- _Task goal_
Quote every line as written. Omit pictures.

═══ Supplied material

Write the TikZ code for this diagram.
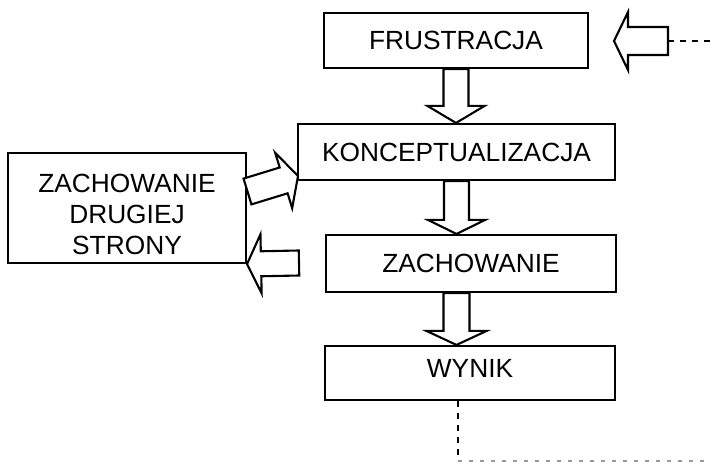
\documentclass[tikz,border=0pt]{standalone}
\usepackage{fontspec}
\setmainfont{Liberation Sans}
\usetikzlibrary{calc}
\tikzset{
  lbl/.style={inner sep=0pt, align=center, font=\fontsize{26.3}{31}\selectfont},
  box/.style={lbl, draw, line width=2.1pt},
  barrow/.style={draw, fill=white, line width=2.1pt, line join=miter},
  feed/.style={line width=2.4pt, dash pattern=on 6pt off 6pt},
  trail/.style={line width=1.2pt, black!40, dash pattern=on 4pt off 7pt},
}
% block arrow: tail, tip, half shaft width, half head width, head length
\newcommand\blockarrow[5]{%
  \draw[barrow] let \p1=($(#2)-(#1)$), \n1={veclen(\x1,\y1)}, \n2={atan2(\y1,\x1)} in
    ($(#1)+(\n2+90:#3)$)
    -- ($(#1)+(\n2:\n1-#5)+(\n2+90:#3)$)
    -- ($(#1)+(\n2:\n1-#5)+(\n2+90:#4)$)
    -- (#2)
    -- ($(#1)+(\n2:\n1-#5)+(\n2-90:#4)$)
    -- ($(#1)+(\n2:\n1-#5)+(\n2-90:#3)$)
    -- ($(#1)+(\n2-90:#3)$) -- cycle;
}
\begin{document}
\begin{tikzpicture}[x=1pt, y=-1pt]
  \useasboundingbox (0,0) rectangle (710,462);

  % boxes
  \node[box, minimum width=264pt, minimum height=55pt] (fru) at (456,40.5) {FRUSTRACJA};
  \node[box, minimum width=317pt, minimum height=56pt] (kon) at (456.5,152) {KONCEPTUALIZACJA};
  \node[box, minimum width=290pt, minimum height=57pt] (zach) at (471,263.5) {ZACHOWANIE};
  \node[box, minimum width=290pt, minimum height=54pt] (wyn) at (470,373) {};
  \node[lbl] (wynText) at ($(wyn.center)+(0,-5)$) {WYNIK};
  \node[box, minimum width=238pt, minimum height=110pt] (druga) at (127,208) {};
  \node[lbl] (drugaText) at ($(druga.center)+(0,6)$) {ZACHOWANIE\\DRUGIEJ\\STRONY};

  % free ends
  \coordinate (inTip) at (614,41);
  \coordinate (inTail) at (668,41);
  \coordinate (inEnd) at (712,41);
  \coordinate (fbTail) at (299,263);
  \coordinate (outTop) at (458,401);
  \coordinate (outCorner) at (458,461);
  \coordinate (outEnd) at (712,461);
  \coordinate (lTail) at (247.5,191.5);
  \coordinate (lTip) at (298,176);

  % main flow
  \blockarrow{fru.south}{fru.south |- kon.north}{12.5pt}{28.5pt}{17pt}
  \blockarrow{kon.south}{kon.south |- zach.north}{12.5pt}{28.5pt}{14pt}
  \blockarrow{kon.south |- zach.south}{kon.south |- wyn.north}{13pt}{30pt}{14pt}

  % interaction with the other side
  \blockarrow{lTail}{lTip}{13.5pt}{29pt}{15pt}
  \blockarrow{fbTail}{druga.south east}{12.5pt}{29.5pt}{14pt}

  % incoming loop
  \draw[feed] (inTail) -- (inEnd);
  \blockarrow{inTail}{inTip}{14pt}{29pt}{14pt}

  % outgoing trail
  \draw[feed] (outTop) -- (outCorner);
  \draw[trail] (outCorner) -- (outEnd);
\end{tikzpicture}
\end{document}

══════

- _Solution_
Write the TikZ code for this diagram.
\documentclass[tikz,border=0pt]{standalone}
\usepackage{fontspec}
\setmainfont{Liberation Sans}
\usetikzlibrary{calc}
\tikzset{
  lbl/.style={inner sep=0pt, align=center, font=\fontsize{26.3}{31}\selectfont},
  box/.style={lbl, draw, line width=2.1pt},
  barrow/.style={draw, fill=white, line width=2.1pt, line join=miter},
  feed/.style={line width=2.4pt, dash pattern=on 6pt off 6pt},
  trail/.style={line width=1.2pt, black!40, dash pattern=on 4pt off 7pt},
}
% block arrow: tail, tip, half shaft width, half head width, head length
\newcommand\blockarrow[5]{%
  \draw[barrow] let \p1=($(#2)-(#1)$), \n1={veclen(\x1,\y1)}, \n2={atan2(\y1,\x1)} in
    ($(#1)+(\n2+90:#3)$)
    -- ($(#1)+(\n2:\n1-#5)+(\n2+90:#3)$)
    -- ($(#1)+(\n2:\n1-#5)+(\n2+90:#4)$)
    -- (#2)
    -- ($(#1)+(\n2:\n1-#5)+(\n2-90:#4)$)
    -- ($(#1)+(\n2:\n1-#5)+(\n2-90:#3)$)
    -- ($(#1)+(\n2-90:#3)$) -- cycle;
}
\begin{document}
\begin{tikzpicture}[x=1pt, y=-1pt]
  \useasboundingbox (0,0) rectangle (710,462);

  % boxes
  \node[box, minimum width=264pt, minimum height=55pt] (fru) at (456,40.5) {FRUSTRACJA};
  \node[box, minimum width=317pt, minimum height=56pt] (kon) at (456.5,152) {KONCEPTUALIZACJA};
  \node[box, minimum width=290pt, minimum height=57pt] (zach) at (471,263.5) {ZACHOWANIE};
  \node[box, minimum width=290pt, minimum height=54pt] (wyn) at (470,373) {};
  \node[lbl] (wynText) at ($(wyn.center)+(0,-5)$) {WYNIK};
  \node[box, minimum width=238pt, minimum height=110pt] (druga) at (127,208) {};
  \node[lbl] (drugaText) at ($(druga.center)+(0,6)$) {ZACHOWANIE\\DRUGIEJ\\STRONY};

  % free ends
  \coordinate (inTip) at (614,41);
  \coordinate (inTail) at (668,41);
  \coordinate (inEnd) at (712,41);
  \coordinate (fbTail) at (299,263);
  \coordinate (outTop) at (458,401);
  \coordinate (outCorner) at (458,461);
  \coordinate (outEnd) at (712,461);
  \coordinate (lTail) at (247.5,191.5);
  \coordinate (lTip) at (298,176);

  % main flow
  \blockarrow{fru.south}{fru.south |- kon.north}{12.5pt}{28.5pt}{17pt}
  \blockarrow{kon.south}{kon.south |- zach.north}{12.5pt}{28.5pt}{14pt}
  \blockarrow{kon.south |- zach.south}{kon.south |- wyn.north}{13pt}{30pt}{14pt}

  % interaction with the other side
  \blockarrow{lTail}{lTip}{13.5pt}{29pt}{15pt}
  \blockarrow{fbTail}{druga.south east}{12.5pt}{29.5pt}{14pt}

  % incoming loop
  \draw[feed] (inTail) -- (inEnd);
  \blockarrow{inTail}{inTip}{14pt}{29pt}{14pt}

  % outgoing trail
  \draw[feed] (outTop) -- (outCorner);
  \draw[trail] (outCorner) -- (outEnd);
\end{tikzpicture}
\end{document}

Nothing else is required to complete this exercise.